YOUR OBJECTIVE:
Repeat all of the material below exactly as written, images excluded.

STORED DATA:

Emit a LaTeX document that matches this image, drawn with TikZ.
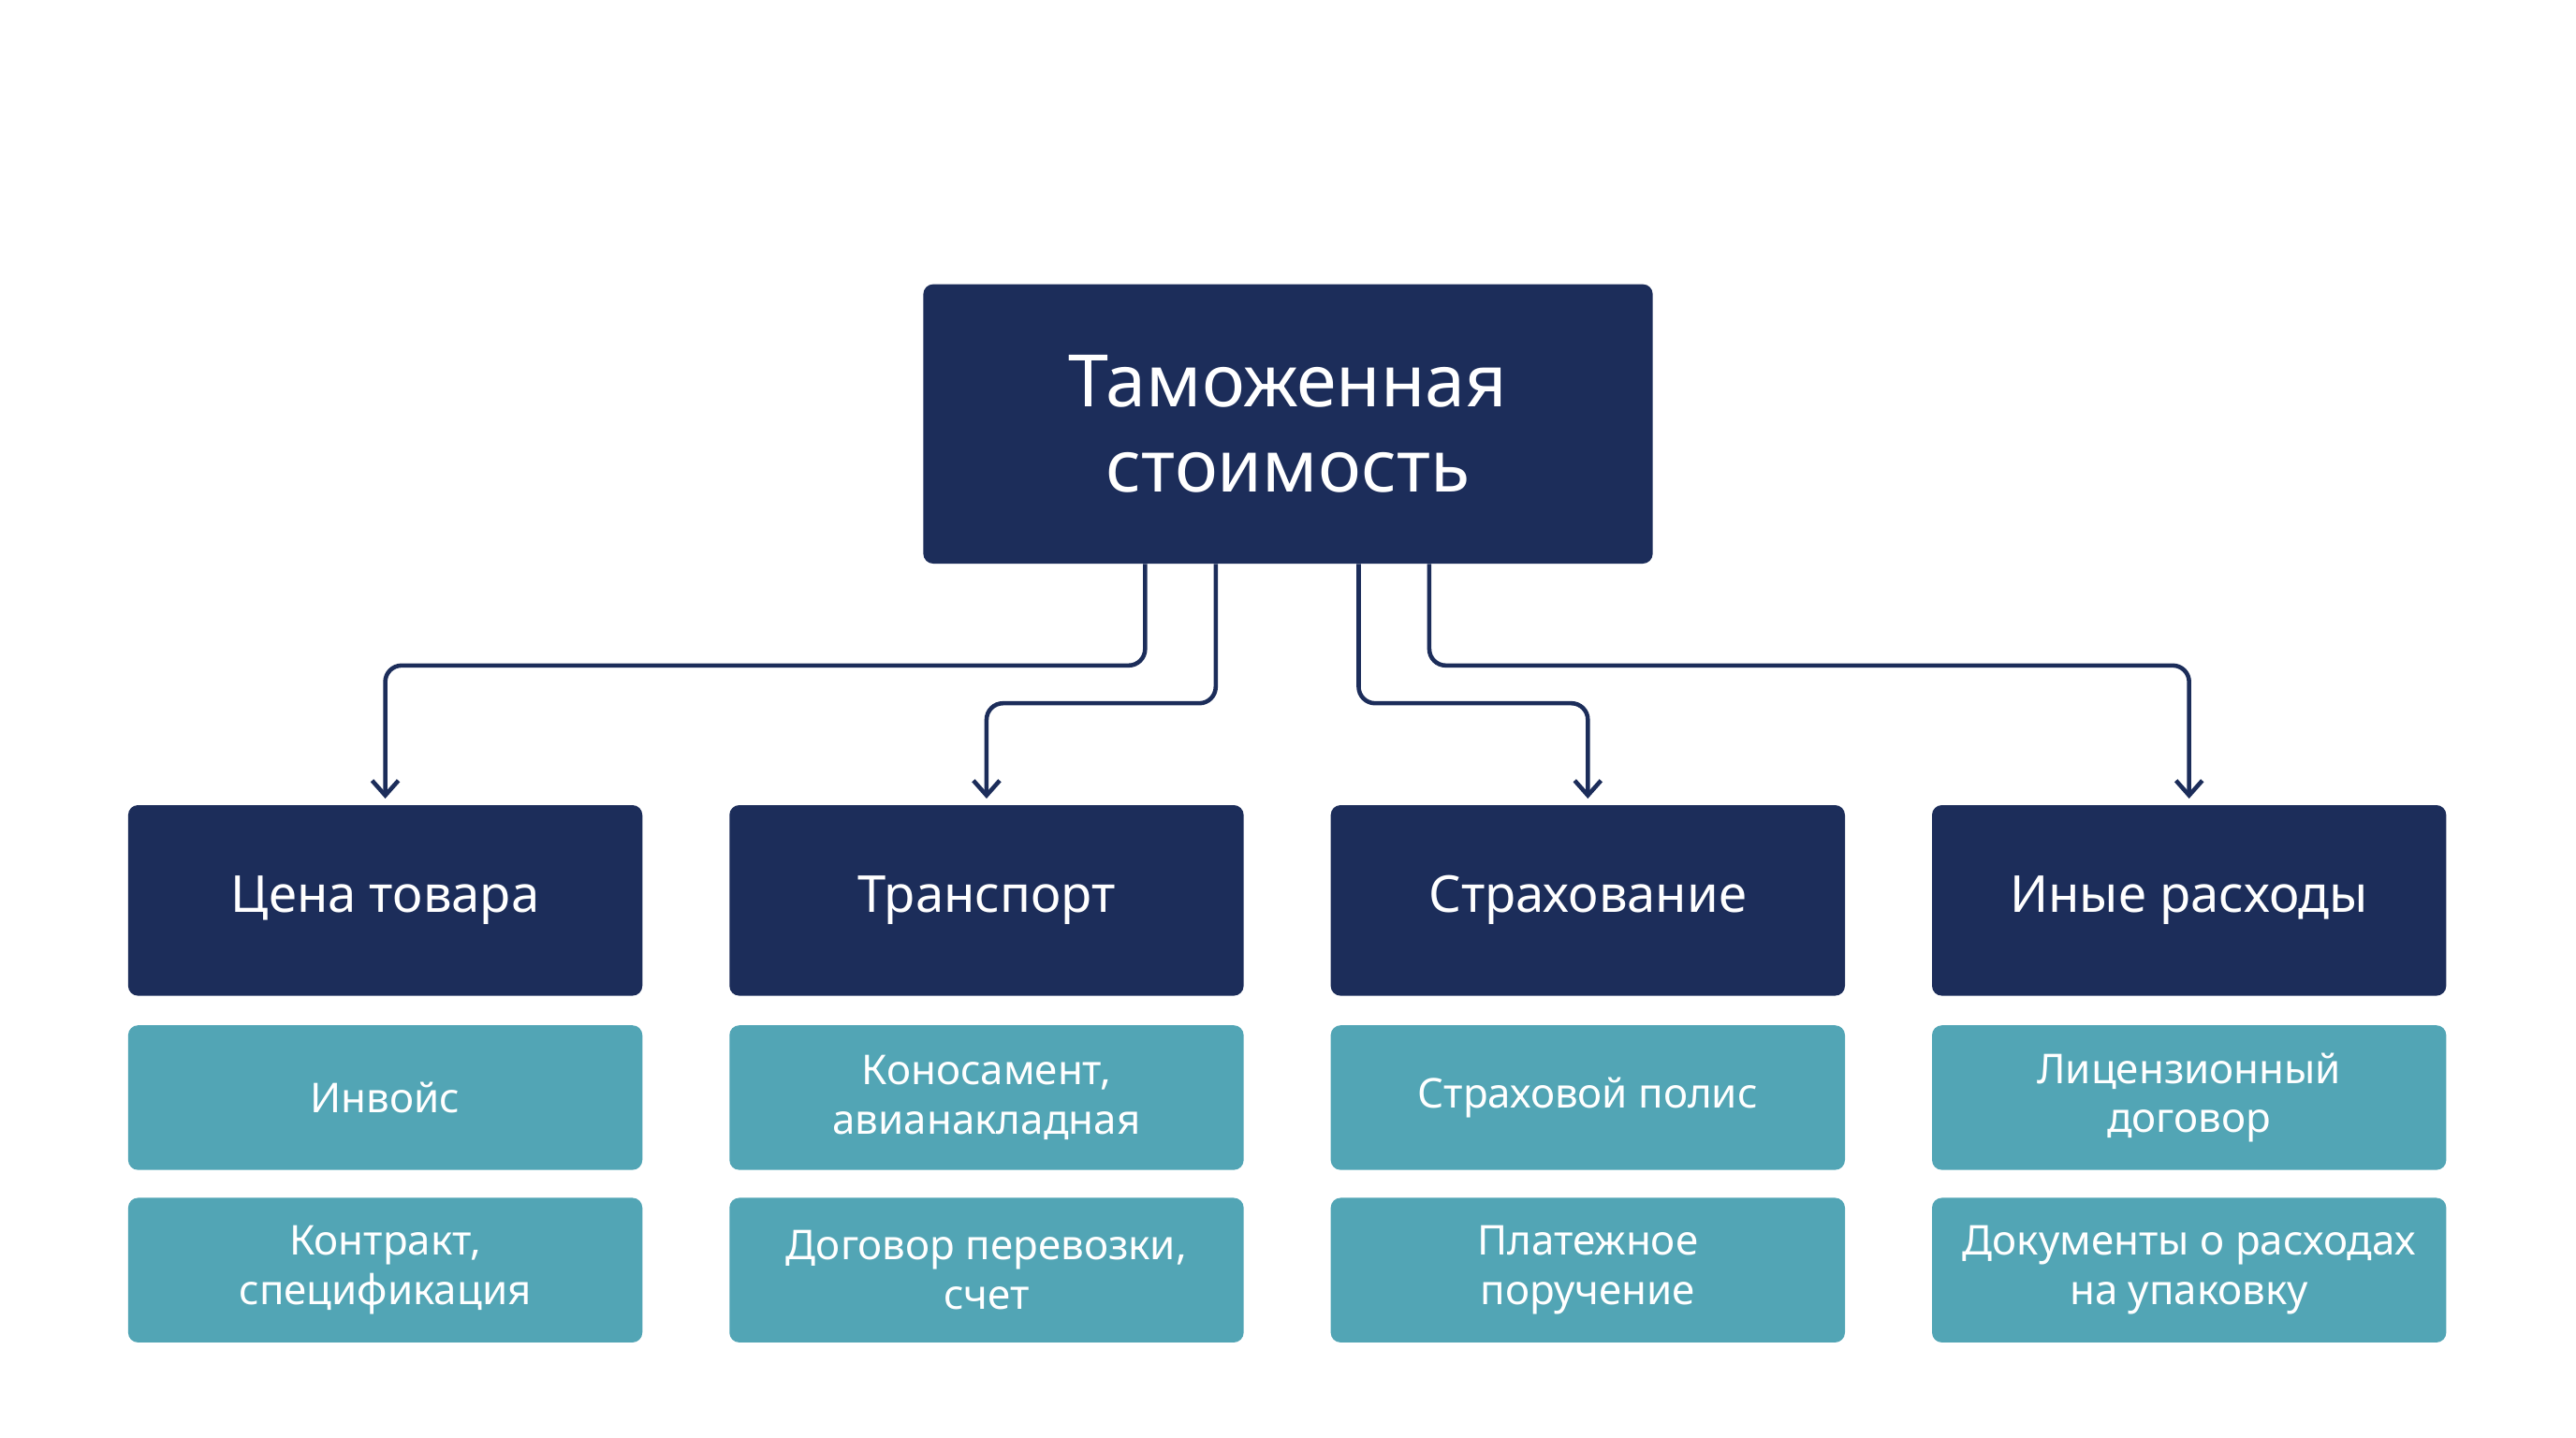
\documentclass[tikz,border=0pt]{standalone}
\usepackage{fontspec}
\setmainfont{Noto Sans}
\usetikzlibrary{arrows.meta}
\definecolor{navy}{HTML}{1C2D5A}
\definecolor{teal}{HTML}{52A5B5}
\begin{document}
\begin{tikzpicture}[x=1pt,y=-1pt,
  top/.style={fill=navy,rounded corners=6pt,text=white,align=center,font=\fontsize{44}{52}\selectfont\bfseries},
  cat/.style={fill=navy,rounded corners=6pt,text=white,align=center,minimum width=313pt,minimum height=116pt,font=\fontsize{31}{36}\selectfont,inner sep=0pt},
  doc/.style={fill=teal,rounded corners=6pt,text=white,align=center,minimum width=313pt,minimum height=88pt,font=\fontsize{25}{30}\selectfont,inner sep=0pt},
  conn/.style={draw=navy,line width=2.6pt,rounded corners=10pt,-{Straight Barb[length=9pt,width=16pt,line width=2.6pt]}}]
\useasboundingbox (0,0) rectangle (1568,875);
\node[top,minimum width=444pt,minimum height=170pt] (t) at (784,258) {Таможенная\\стоимость};
\foreach \n/\x/\a/\b/\c in {1/234.5/Цена товара/Инвойс/Контракт,\\спецификация}{}
\node[cat] (c1) at (234.5,548) {Цена товара};
\node[cat] (c2) at (600.5,548) {Транспорт};
\node[cat] (c3) at (966.5,548) {Страхование};
\node[cat] (c4) at (1332.5,548) {Иные расходы};
\node[doc] (d11) at (234.5,668) {Инвойс};
\node[doc] (d12) at (234.5,773) {Контракт,\\спецификация};
\node[doc] (d21) at (600.5,668) {Коносамент,\\авианакладная};
\node[doc] (d22) at (600.5,773) {Договор перевозки,\\счет};
\node[doc] (d31) at (966.5,668) {Страховой полис};
\node[doc] (d32) at (966.5,773) {Платежное\\поручение};
\node[doc] (d41) at (1332.5,668) {Лицензионный\\договор};
\node[doc] (d42) at (1332.5,773) {Документы о расходах\\на упаковку};
\coordinate (e1) at (234.5,486);
\coordinate (e2) at (600.5,486);
\coordinate (e3) at (966.5,486);
\coordinate (e4) at (1332.5,486);
\draw[conn] (t.south -| 697,0) -- (697,405) -- (234.5,405) -- (e1);
\draw[conn] (t.south -| 740,0) -- (740,428) -- (600.5,428) -- (e2);
\draw[conn] (t.south -| 827,0) -- (827,428) -- (966.5,428) -- (e3);
\draw[conn] (t.south -| 870,0) -- (870,405) -- (1332.5,405) -- (e4);
\end{tikzpicture}
\end{document}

OUTPUT FOR THIS TASK:
Emit a LaTeX document that matches this image, drawn with TikZ.
\documentclass[tikz,border=0pt]{standalone}
\usepackage{fontspec}
\setmainfont{Noto Sans}
\usetikzlibrary{arrows.meta}
\definecolor{navy}{HTML}{1C2D5A}
\definecolor{teal}{HTML}{52A5B5}
\begin{document}
\begin{tikzpicture}[x=1pt,y=-1pt,
  top/.style={fill=navy,rounded corners=6pt,text=white,align=center,font=\fontsize{44}{52}\selectfont\bfseries},
  cat/.style={fill=navy,rounded corners=6pt,text=white,align=center,minimum width=313pt,minimum height=116pt,font=\fontsize{31}{36}\selectfont,inner sep=0pt},
  doc/.style={fill=teal,rounded corners=6pt,text=white,align=center,minimum width=313pt,minimum height=88pt,font=\fontsize{25}{30}\selectfont,inner sep=0pt},
  conn/.style={draw=navy,line width=2.6pt,rounded corners=10pt,-{Straight Barb[length=9pt,width=16pt,line width=2.6pt]}}]
\useasboundingbox (0,0) rectangle (1568,875);
\node[top,minimum width=444pt,minimum height=170pt] (t) at (784,258) {Таможенная\\стоимость};
\foreach \n/\x/\a/\b/\c in {1/234.5/Цена товара/Инвойс/Контракт,\\спецификация}{}
\node[cat] (c1) at (234.5,548) {Цена товара};
\node[cat] (c2) at (600.5,548) {Транспорт};
\node[cat] (c3) at (966.5,548) {Страхование};
\node[cat] (c4) at (1332.5,548) {Иные расходы};
\node[doc] (d11) at (234.5,668) {Инвойс};
\node[doc] (d12) at (234.5,773) {Контракт,\\спецификация};
\node[doc] (d21) at (600.5,668) {Коносамент,\\авианакладная};
\node[doc] (d22) at (600.5,773) {Договор перевозки,\\счет};
\node[doc] (d31) at (966.5,668) {Страховой полис};
\node[doc] (d32) at (966.5,773) {Платежное\\поручение};
\node[doc] (d41) at (1332.5,668) {Лицензионный\\договор};
\node[doc] (d42) at (1332.5,773) {Документы о расходах\\на упаковку};
\coordinate (e1) at (234.5,486);
\coordinate (e2) at (600.5,486);
\coordinate (e3) at (966.5,486);
\coordinate (e4) at (1332.5,486);
\draw[conn] (t.south -| 697,0) -- (697,405) -- (234.5,405) -- (e1);
\draw[conn] (t.south -| 740,0) -- (740,428) -- (600.5,428) -- (e2);
\draw[conn] (t.south -| 827,0) -- (827,428) -- (966.5,428) -- (e3);
\draw[conn] (t.south -| 870,0) -- (870,405) -- (1332.5,405) -- (e4);
\end{tikzpicture}
\end{document}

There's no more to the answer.